= TASK INSTRUCTIONS =
Output only the lines running from the line bearing "Convert this chart to D3.js code." through the line bearing "334042, 417540, 521997];", character for character.
──────── PROVIDED DATA
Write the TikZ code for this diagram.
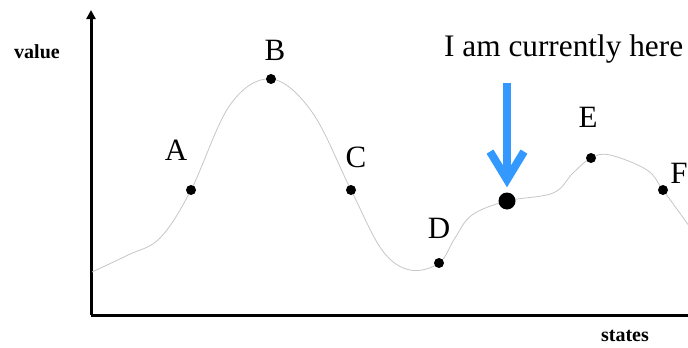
────────────────
──────── PROVIDED DATA
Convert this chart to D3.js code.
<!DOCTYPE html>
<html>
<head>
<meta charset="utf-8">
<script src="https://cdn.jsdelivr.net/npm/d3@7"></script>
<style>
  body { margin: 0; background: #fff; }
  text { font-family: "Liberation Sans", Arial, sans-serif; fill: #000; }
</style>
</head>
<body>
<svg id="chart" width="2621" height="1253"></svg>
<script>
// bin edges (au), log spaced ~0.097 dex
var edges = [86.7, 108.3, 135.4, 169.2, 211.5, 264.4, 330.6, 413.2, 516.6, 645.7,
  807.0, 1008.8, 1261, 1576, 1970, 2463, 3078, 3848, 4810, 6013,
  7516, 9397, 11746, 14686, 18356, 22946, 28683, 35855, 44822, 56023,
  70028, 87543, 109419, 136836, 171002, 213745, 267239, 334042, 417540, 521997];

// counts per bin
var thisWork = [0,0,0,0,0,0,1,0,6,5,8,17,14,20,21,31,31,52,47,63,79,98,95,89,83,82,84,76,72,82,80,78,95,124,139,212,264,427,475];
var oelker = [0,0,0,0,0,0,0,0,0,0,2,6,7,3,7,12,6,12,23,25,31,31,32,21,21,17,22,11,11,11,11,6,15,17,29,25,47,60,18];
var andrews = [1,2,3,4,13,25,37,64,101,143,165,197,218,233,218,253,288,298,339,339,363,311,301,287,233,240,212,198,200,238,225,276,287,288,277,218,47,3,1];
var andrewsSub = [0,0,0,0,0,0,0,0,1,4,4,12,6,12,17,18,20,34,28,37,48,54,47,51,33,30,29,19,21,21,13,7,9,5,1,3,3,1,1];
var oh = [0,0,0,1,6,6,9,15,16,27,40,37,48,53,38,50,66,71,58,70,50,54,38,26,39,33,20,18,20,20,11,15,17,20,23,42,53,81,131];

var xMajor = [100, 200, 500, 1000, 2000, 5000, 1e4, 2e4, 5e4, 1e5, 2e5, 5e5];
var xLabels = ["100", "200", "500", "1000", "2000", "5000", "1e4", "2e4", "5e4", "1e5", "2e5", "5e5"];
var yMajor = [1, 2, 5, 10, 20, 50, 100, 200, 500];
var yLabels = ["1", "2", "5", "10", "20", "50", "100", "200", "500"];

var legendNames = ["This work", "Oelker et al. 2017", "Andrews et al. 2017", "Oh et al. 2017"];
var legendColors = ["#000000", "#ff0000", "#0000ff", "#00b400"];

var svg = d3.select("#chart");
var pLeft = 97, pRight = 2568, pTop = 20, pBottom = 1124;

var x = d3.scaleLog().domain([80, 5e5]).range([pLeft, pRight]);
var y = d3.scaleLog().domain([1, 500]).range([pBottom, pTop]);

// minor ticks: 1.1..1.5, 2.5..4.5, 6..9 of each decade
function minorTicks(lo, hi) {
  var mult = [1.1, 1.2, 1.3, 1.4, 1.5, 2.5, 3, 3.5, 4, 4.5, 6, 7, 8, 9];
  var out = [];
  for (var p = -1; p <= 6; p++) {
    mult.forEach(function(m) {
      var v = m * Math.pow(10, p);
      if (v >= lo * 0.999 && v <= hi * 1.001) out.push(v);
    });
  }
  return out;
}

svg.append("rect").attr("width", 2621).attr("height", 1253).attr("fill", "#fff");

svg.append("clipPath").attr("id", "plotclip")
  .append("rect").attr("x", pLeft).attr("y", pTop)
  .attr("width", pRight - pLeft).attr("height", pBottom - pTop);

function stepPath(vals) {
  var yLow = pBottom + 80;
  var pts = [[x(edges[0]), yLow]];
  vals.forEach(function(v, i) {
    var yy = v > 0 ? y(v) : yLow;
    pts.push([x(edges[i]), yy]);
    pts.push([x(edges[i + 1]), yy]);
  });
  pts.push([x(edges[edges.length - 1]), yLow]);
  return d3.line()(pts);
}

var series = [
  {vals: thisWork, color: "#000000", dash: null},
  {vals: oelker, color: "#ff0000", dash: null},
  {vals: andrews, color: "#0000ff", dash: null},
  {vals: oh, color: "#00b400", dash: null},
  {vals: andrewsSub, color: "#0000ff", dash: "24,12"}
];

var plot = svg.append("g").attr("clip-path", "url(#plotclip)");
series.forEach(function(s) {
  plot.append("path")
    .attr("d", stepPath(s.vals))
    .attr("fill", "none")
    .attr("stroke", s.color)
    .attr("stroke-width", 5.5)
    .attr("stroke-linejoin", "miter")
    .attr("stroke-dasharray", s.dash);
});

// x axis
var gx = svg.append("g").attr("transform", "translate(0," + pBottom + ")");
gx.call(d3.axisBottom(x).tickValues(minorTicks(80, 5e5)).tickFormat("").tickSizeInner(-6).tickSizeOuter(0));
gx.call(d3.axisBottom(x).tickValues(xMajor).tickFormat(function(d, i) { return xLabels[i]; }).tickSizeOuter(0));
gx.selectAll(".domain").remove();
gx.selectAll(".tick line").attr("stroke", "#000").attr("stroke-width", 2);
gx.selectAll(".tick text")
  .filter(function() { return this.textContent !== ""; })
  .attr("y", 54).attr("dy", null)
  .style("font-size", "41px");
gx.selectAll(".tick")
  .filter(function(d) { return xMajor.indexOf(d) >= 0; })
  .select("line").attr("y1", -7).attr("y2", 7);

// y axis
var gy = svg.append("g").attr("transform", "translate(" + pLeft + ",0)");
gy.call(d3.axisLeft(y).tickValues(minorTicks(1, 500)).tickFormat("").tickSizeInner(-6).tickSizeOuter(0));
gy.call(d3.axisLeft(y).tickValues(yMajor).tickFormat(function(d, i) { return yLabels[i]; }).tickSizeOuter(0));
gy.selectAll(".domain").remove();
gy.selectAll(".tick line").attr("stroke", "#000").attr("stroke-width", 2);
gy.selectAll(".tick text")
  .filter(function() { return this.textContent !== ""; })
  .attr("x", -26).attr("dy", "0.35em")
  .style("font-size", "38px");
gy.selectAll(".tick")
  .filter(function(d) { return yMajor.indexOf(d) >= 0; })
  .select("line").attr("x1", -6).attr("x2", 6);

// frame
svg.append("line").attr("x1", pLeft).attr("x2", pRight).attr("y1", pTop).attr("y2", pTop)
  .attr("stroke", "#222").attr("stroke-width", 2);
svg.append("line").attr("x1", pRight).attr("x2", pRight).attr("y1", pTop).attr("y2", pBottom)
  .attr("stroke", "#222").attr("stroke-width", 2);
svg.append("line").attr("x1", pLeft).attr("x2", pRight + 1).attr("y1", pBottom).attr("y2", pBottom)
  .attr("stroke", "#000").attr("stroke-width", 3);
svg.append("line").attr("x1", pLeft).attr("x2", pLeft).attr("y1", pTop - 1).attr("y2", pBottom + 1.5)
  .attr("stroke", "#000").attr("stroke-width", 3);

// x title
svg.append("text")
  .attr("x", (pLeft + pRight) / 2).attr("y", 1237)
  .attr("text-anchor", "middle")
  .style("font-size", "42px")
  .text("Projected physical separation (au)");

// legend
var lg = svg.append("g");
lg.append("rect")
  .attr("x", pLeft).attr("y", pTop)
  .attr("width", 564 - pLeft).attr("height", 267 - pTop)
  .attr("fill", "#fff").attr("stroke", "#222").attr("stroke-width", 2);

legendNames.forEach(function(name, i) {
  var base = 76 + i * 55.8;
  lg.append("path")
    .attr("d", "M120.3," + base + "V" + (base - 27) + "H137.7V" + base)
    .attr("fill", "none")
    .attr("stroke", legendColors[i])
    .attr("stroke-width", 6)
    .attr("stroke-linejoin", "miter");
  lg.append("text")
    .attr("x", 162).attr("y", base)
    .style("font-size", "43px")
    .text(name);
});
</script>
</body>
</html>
────────────────
= RESULT BELOW =
Convert this chart to D3.js code.
<!DOCTYPE html>
<html>
<head>
<meta charset="utf-8">
<script src="https://cdn.jsdelivr.net/npm/d3@7"></script>
<style>
  body { margin: 0; background: #fff; }
  text { font-family: "Liberation Sans", Arial, sans-serif; fill: #000; }
</style>
</head>
<body>
<svg id="chart" width="2621" height="1253"></svg>
<script>
// bin edges (au), log spaced ~0.097 dex
var edges = [86.7, 108.3, 135.4, 169.2, 211.5, 264.4, 330.6, 413.2, 516.6, 645.7,
  807.0, 1008.8, 1261, 1576, 1970, 2463, 3078, 3848, 4810, 6013,
  7516, 9397, 11746, 14686, 18356, 22946, 28683, 35855, 44822, 56023,
  70028, 87543, 109419, 136836, 171002, 213745, 267239, 334042, 417540, 521997];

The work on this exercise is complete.